The lifetime allowance was slashed to £1.5m. Mr Osborne went on to cut it again in subsequent years – although his successor, Philip Hammond, began raising it in line with inflation from 2018 onwards. Mr Sunak froze the allowance at £1.073m in his Budget in March this year – where it is set to remain until 2026.
Now, though, the Treasury is reportedly thinking of cutting the lifetime allowance to as little as £800,000-£900,000.
It would be a controversial move, to put it mildly, because it would hit the ability of hundreds of thousands of Britons to save for their retirement.
In theory, a pension pot of £1.073m sounds like a lot of money.
But it is not. At current annuity rates, it would buy a man retiring at the age of 65 an inflation-linked annual income of just £34,700 a year, little more than the average annual salary. Cut the annual allowance to £900,000, as the Treasury is reportedly considering, and it means that even someone with the maximum permissible amount saved would not be able to buy themselves a retirement income of more than £29,000 a year.
That is likely to provoke fury among millions of many middle-class savers and is why a lot of Conservative MPs, already twitchy after the party’s defeat in last week’s Chesham and Amersham by-election, are anxious about the proposals.
There are also at least two very good moral objections to cutting the lifetime allowance in the way proposed.

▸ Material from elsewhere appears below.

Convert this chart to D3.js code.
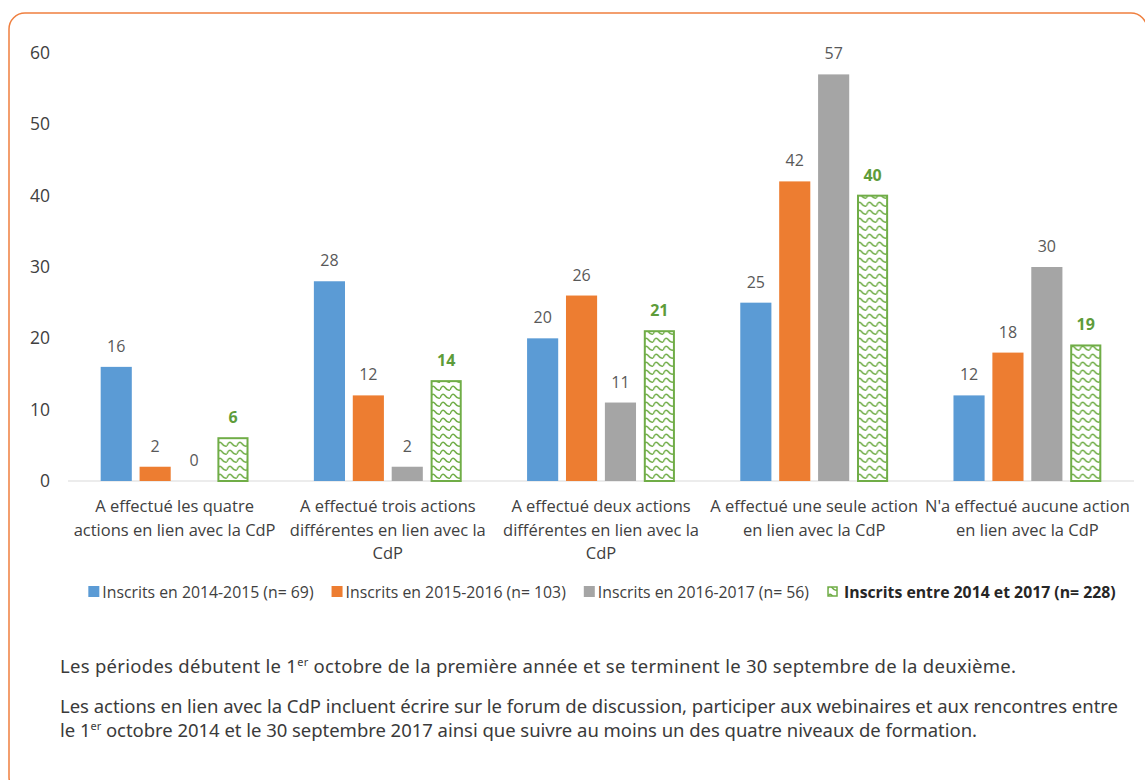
<!DOCTYPE html>
<html>
<head>
<meta charset="utf-8">
<script src="https://cdn.jsdelivr.net/npm/d3@7"></script>
<style>
  body { margin: 0; background: #fff; }
  svg { display: block; font-family: "Open Sans", sans-serif; }
</style>
</head>
<body>
<script>
var categories = [
  ["A effectué les quatre", "actions en lien avec la CdP"],
  ["A effectué trois actions", "différentes en lien avec la", "CdP"],
  ["A effectué deux actions", "différentes en lien avec la", "CdP"],
  ["A effectué une seule action", "en lien avec la CdP"],
  ["N'a effectué aucune action", "en lien avec la CdP"]
];
var seriesNames = [
  "Inscrits en 2014-2015 (n= 69)",
  "Inscrits en 2015-2016 (n= 103)",
  "Inscrits en 2016-2017 (n= 56)",
  "Inscrits entre 2014 et 2017 (n= 228)"
];
var s2014 = [16, 28, 20, 25, 12];
var s2015 = [2, 12, 26, 42, 18];
var s2016 = [0, 2, 11, 57, 30];
var sAll = [6, 14, 21, 40, 19];
var yTicks = [0, 10, 20, 30, 40, 50, 60];
var colors = ["#5b9bd5", "#ed7d31", "#a5a5a5", "#70ad47"];

var series = [s2014, s2015, s2016, sAll];

var W = 1145, H = 780;
var svg = d3.select("body").append("svg").attr("width", W).attr("height", H);

// frame
svg.append("rect")
  .attr("x", 9).attr("y", 13).attr("width", 1138).attr("height", 780)
  .attr("rx", 16).attr("ry", 16)
  .attr("fill", "none").attr("stroke", "#ef7f3f").attr("stroke-width", 1.5);

var defs = svg.append("defs");
var pat = defs.append("pattern")
  .attr("id", "wave").attr("patternUnits", "userSpaceOnUse")
  .attr("width", 10).attr("height", 8);
pat.append("rect").attr("width", 10).attr("height", 8).attr("fill", "#fff");
pat.append("path")
  .attr("d", "M0,6 Q2.5,0 5,3.5 T10,6")
  .attr("fill", "none").attr("stroke", "#70ad47").attr("stroke-width", 1.5);

var x0 = d3.scaleBand().domain(d3.range(categories.length)).range([68, 1134]).paddingInner(0.27).paddingOuter(0.135);
var x1 = d3.scaleBand().domain(d3.range(4)).range([0, x0.bandwidth()]).paddingInner(0.2).paddingOuter(0.1);
var y = d3.scaleLinear().domain([0, 60]).range([481, 53]);

// y tick labels
svg.selectAll(".ytick").data(yTicks).enter().append("text")
  .attr("x", 50).attr("y", function(d) { return y(d); })
  .attr("dy", "0.35em").attr("text-anchor", "end")
  .attr("font-size", 17.5).attr("fill", "#404040")
  .text(function(d) { return d; });

// baseline
svg.append("line")
  .attr("x1", 68).attr("x2", 1134).attr("y1", y(0)).attr("y2", y(0))
  .attr("stroke", "#d9d9d9").attr("stroke-width", 1);

var groups = svg.selectAll(".grp").data(categories).enter().append("g")
  .attr("transform", function(d, i) { return "translate(" + x0(i) + ",0)"; });

series.forEach(function(vals, si) {
  groups.append("rect")
    .attr("x", x1(si) + (si === 3 ? 1 : 0))
    .attr("width", x1.bandwidth() - (si === 3 ? 2 : 0))
    .attr("y", function(d, i) { return y(vals[i]); })
    .attr("height", function(d, i) { return y(0) - y(vals[i]); })
    .attr("fill", si === 3 ? "url(#wave)" : colors[si])
    .attr("stroke", si === 3 ? "#70ad47" : "none")
    .attr("stroke-width", 2);
  groups.append("text")
    .attr("x", x1(si) + x1.bandwidth() / 2)
    .attr("y", function(d, i) { return y(vals[i]) - 15; })
    .attr("text-anchor", "middle")
    .attr("font-size", 16)
    .attr("font-weight", si === 3 ? "bold" : "normal")
    .attr("fill", si === 3 ? "#5e9c3a" : "#595959")
    .text(function(d, i) { return vals[i]; });
});

// category labels
groups.append("text")
  .attr("text-anchor", "middle")
  .attr("font-size", 16.5).attr("fill", "#404040")
  .each(function(d) {
    var t = d3.select(this);
    d.forEach(function(line, li) {
      t.append("tspan").attr("x", x0.bandwidth() / 2).attr("y", 512 + li * 23.5).text(line);
    });
  });

// legend
var leg = svg.append("g");
var lx = 0;
seriesNames.forEach(function(name, i) {
  var g = leg.append("g").attr("transform", "translate(" + lx + ",0)");
  if (i === 3) {
    g.append("rect").attr("x", 1).attr("y", -5).attr("width", 9).attr("height", 9)
      .attr("fill", "url(#wave)").attr("stroke", "#70ad47").attr("stroke-width", 1.5);
  } else {
    g.append("rect").attr("x", 0).attr("y", -6).attr("width", 11).attr("height", 11).attr("fill", colors[i]);
  }
  var t = g.append("text").attr("x", i === 3 ? 17 : 14).attr("y", 0).attr("dy", "0.35em")
    .attr("font-size", 15.8).attr("fill", i === 3 ? "#262626" : "#404040")
    .attr("font-weight", i === 3 ? "bold" : "normal")
    .text(name);
  lx += (i === 3 ? 17 : 14) + t.node().getComputedTextLength() + 18;
});
var legW = lx - 18;
leg.attr("transform", "translate(" + (602 - legW / 2) + ",592)");

// footnotes
var notes = svg.append("g").attr("font-size", 18.5).attr("fill", "#3a3a3a")
  .attr("font-family", "'Noto Sans', sans-serif");
var n1 = notes.append("text").attr("x", 60).attr("y", 673)
  .attr("textLength", 956).attr("lengthAdjust", "spacing");
n1.append("tspan").text("Les périodes débutent le 1");
n1.append("tspan").attr("font-size", 11).attr("dy", -7).text("er");
n1.append("tspan").attr("dy", 7).text(" octobre de la première année et se terminent le 30 septembre de la deuxième.");
notes.append("text").attr("x", 60).attr("y", 713)
  .attr("textLength", 1058).attr("lengthAdjust", "spacing")
  .text("Les actions en lien avec la CdP incluent écrire sur le forum de discussion, participer aux webinaires et aux rencontres entre");
var n3 = notes.append("text").attr("x", 60).attr("y", 737)
  .attr("textLength", 917).attr("lengthAdjust", "spacing");
n3.append("tspan").text("le 1");
n3.append("tspan").attr("font-size", 11).attr("dy", -7).text("er");
n3.append("tspan").attr("dy", 7).text(" octobre 2014 et le 30 septembre 2017 ainsi que suivre au moins un des quatre niveaux de formation.");
</script>
</body>
</html>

One is that the move would disproportionately hurt younger workers – who have not yet had the opportunity to save for their retirement in the way older workers, who built up their pension pots when the allowance was more generous, have been able to.
That will strike many people – and not just younger workers – as deeply unfair when it is the young who have had to make the greatest sacrifices, in terms of educational and career opportunities, during the pandemic. Especially if the extra money being wrung from them is being earmarked specifically for higher state pensions for older workers.
The other moral objection to cutting the lifetime allowance is that it punishes the prudent. Anyone who reaches the lifetime allowance will have done so not only by saving carefully but also by investing that money wisely. Cutting the lifetime allowance risks sending a message to younger savers in particular that there is little point in saving for their retirement.
Cutting the lifetime allowance also carries other risks. A few years ago, Mr Osborne introduced a deeply unpopular ‘taper’ on pensions tax relief, targeting higher earners. The Treasury ignored objections that it would hurt pensions savers on the grounds that just 300,000 top rate taxpayers – just one in every 100 taxpayers – would be affected.
Unfortunately, it soon turned out that among those most badly affected were doctors, surgeons and consultants. It led to thousands of them refusing to work overtime or even in some cases taking early retirement. It was for that reason that, in his 2020 Budget as the pandemic was erupting, Mr Sunak changed the rules to ensure most people no longer fell foul of the taper.
Cutting the lifetime allowance in the way being proposed risks all those problems emerging again – just as the NHS is in need of experienced healthcare professionals to help clear its backlogs.